Since he paid a huge amount for the house, he is now finding himself in a box. (莫大なお金を払って家を買ったため、彼は今、ピンチに陥っています。)

「ピンチに陥っている」を英語でin a boxと言います。確かに四角い箱の中に入ってしまえば、身動きが取れませんよね。そこから連想すると実にわかりやすい表現です。

ちなみに日本語の「ピンチ」は英語でpinchと綴りますが、オックスフォード新英英辞典で調べると、「つまむ、つねる」という動詞がメインであり、名詞では「つまむこと」「野球試合における重要な局面」という語義のみです。こうした違いも興味深いですよね。

think outside the box 既成概念にとらわれずに考える

In order to solve this problem, we need to think outside the box. (この問題を解決するために、私たちは既成概念にとらわれずに考える必要があります。)

think outside the boxは文字通り訳せば「箱の外で考える」となります。既成概念という「箱」があるのならば、その外に立って熟慮しよう、というニュアンスです。よく使われる英語表現で、私も通訳現場で何度も耳にしました。

ではoutsideがあるならinsideは?調べたらありました!inside-the-boxは「型にはまった」という意味で、inside-the-box-thinkingは「型にはまった考え方」です。

have …taped ~を完全に理解する

You can’t fool me.  I have you taped! (私をだますことはできないよ。
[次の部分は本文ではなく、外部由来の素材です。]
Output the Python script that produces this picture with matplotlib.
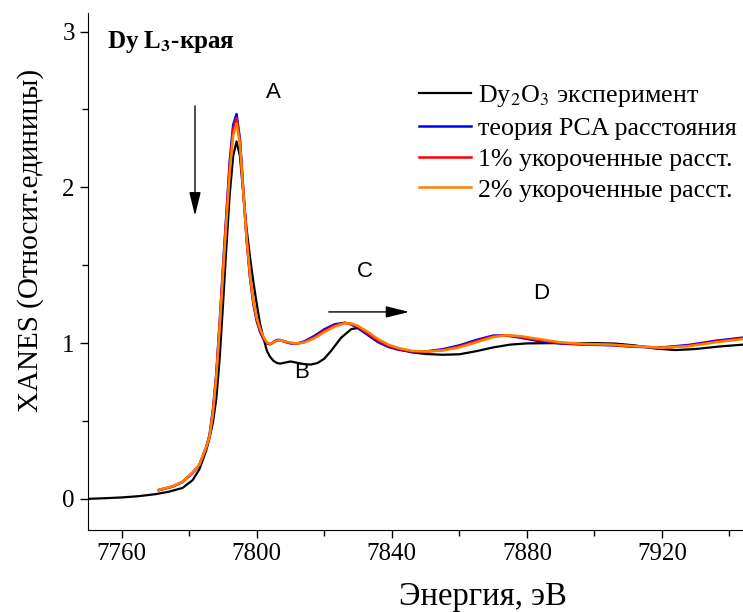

あなたのこと、完全に理解しているから。)

「~を完全に理解する」は英語でhave … tapedと言います。これは主にイギリスで使われる略式表現です。tapeは「セロテープ、ガムテープ、磁気テープ、録音・録画テープ」など色々と名詞になっていますが、「テープでくくる」という動詞でも使われます。

ところで日本の場合、「セロテープ」と言いますが、イギリスではScotch tapeという名称で売られています。「ガムテープ」はpacking tape、「段ボール」はcardboard boxです。カタカナは英語でそのまま使えないこともあるので注意が必要です。

いかがでしたか?今月は「小包」関連の単語を用いて英語フレーズをご紹介しました。ちなみに「小包」からつい連想してしまうのが中華料理の小籠包(しょうろんぽう)!おいしいですよね。ずいぶん前に香港に旅行をした際、小籠包や蝦餃(ハーカウ。えび蒸し餃子)を堪能したことを思い出しています。

柴原 早苗
放送通訳者、獨協大学非常勤講師。上智大学卒業。ロンドン大学LSEにて修士号取得。英国BBCワールド勤務を経て現在は国際会議同時通訳およびCNNや民放各局で放送通訳業に従事。2020年米大統領選では大統領・副大統領討論会、バイデン/ハリス氏勝利宣言、大統領就任式などの同時通訳を務めた。NHK「ニュースで英語術」ウェブサイトで日本語訳・解説を担当。大学や企業での学習アドバイス経験多数。各種サイトでコラムも執筆中。